Directive
Sift the listing for lines that hold the string "chart" and pull them out.

The data
● ● ●

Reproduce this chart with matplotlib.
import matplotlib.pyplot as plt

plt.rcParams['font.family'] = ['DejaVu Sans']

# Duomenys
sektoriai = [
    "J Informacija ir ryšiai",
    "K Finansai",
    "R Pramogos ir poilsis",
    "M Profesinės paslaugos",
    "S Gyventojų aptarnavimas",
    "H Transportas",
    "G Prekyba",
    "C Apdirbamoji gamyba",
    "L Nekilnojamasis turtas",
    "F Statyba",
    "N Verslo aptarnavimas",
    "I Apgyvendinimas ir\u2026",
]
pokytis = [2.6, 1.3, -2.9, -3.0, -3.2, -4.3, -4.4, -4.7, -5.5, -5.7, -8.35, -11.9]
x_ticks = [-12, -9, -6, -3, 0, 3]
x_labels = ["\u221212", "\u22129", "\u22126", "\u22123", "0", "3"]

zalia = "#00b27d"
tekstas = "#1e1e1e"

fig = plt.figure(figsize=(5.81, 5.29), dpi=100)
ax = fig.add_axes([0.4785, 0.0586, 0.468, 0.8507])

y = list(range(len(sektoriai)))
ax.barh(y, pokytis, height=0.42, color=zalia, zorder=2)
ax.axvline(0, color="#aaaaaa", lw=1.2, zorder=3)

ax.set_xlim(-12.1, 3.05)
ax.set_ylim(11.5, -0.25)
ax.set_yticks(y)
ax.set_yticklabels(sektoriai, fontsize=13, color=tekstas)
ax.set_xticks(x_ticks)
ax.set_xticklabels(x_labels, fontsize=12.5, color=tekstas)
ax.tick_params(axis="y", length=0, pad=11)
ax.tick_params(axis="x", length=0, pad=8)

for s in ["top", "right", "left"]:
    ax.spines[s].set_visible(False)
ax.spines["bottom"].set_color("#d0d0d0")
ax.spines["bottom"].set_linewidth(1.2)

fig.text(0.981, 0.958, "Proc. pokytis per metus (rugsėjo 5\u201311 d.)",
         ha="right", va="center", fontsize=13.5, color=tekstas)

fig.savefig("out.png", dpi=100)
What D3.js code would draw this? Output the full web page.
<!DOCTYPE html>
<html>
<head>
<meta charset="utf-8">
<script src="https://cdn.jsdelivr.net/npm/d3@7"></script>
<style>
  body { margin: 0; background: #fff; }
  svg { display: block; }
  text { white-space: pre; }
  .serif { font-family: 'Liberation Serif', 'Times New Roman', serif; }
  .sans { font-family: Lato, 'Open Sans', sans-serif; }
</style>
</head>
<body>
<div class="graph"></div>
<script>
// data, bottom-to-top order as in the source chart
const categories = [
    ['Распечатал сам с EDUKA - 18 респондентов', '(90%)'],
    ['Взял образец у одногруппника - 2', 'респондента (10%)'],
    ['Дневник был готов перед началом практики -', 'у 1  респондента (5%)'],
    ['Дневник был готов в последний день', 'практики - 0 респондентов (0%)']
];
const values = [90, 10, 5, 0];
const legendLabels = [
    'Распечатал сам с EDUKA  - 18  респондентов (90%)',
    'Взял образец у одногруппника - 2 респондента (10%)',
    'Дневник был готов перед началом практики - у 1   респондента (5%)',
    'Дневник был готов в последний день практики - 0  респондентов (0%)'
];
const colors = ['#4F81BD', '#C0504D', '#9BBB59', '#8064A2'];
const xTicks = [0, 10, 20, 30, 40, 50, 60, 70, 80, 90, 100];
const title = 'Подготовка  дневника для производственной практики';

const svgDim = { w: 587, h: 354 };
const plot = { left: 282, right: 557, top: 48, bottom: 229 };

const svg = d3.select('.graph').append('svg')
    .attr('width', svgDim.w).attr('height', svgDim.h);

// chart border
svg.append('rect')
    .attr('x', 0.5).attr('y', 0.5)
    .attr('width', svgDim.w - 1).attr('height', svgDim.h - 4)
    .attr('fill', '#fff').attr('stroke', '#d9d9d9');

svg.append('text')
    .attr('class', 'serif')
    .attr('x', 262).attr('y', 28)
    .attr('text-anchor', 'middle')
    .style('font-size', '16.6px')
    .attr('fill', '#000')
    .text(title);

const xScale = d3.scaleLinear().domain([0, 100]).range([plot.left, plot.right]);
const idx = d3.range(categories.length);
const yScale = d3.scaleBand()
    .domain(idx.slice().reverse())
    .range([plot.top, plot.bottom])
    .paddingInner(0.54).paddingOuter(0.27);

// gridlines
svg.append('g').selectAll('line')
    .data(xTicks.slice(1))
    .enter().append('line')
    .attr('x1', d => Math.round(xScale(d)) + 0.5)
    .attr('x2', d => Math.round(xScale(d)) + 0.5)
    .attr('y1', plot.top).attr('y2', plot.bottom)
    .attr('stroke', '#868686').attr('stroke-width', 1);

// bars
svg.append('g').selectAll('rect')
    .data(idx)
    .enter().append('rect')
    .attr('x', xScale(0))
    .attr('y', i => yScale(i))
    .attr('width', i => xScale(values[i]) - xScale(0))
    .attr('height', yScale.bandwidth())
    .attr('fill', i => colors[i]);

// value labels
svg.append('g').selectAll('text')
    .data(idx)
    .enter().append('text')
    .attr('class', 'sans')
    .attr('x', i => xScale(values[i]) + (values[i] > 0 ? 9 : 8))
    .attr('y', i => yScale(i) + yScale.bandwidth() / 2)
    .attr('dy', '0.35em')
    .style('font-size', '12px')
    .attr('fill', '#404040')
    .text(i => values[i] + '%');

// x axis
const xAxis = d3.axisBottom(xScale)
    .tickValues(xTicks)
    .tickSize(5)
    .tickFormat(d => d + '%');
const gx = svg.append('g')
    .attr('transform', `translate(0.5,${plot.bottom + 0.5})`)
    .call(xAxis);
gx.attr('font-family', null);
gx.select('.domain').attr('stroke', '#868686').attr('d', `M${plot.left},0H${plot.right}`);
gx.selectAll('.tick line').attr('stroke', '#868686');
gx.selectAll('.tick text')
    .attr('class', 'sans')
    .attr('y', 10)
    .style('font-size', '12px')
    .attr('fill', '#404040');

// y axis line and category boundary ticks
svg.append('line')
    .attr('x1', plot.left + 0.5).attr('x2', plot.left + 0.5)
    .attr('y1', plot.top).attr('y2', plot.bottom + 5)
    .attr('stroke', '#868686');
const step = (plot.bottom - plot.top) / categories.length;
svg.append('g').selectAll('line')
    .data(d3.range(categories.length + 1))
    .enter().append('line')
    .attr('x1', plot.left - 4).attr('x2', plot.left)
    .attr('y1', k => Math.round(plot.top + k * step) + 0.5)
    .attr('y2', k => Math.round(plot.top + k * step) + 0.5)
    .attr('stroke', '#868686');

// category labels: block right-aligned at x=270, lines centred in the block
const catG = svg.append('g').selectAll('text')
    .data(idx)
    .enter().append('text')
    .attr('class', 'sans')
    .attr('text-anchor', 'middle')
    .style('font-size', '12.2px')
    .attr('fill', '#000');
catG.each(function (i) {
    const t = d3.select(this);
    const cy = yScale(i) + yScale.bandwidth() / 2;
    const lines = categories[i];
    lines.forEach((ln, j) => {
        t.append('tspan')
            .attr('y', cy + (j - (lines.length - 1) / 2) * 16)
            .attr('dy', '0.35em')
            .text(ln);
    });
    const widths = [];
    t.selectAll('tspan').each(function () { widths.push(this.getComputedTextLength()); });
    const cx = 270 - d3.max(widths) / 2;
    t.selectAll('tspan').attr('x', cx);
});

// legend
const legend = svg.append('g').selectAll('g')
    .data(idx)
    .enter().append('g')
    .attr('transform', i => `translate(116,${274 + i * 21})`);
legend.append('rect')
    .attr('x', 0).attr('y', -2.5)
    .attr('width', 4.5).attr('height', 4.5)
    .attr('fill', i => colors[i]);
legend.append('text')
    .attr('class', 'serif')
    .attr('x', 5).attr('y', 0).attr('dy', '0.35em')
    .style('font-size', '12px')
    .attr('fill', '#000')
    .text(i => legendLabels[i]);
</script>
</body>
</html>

● ● ●

Solution
Reproduce this chart with matplotlib.
// data, bottom-to-top order as in the source chart
// chart border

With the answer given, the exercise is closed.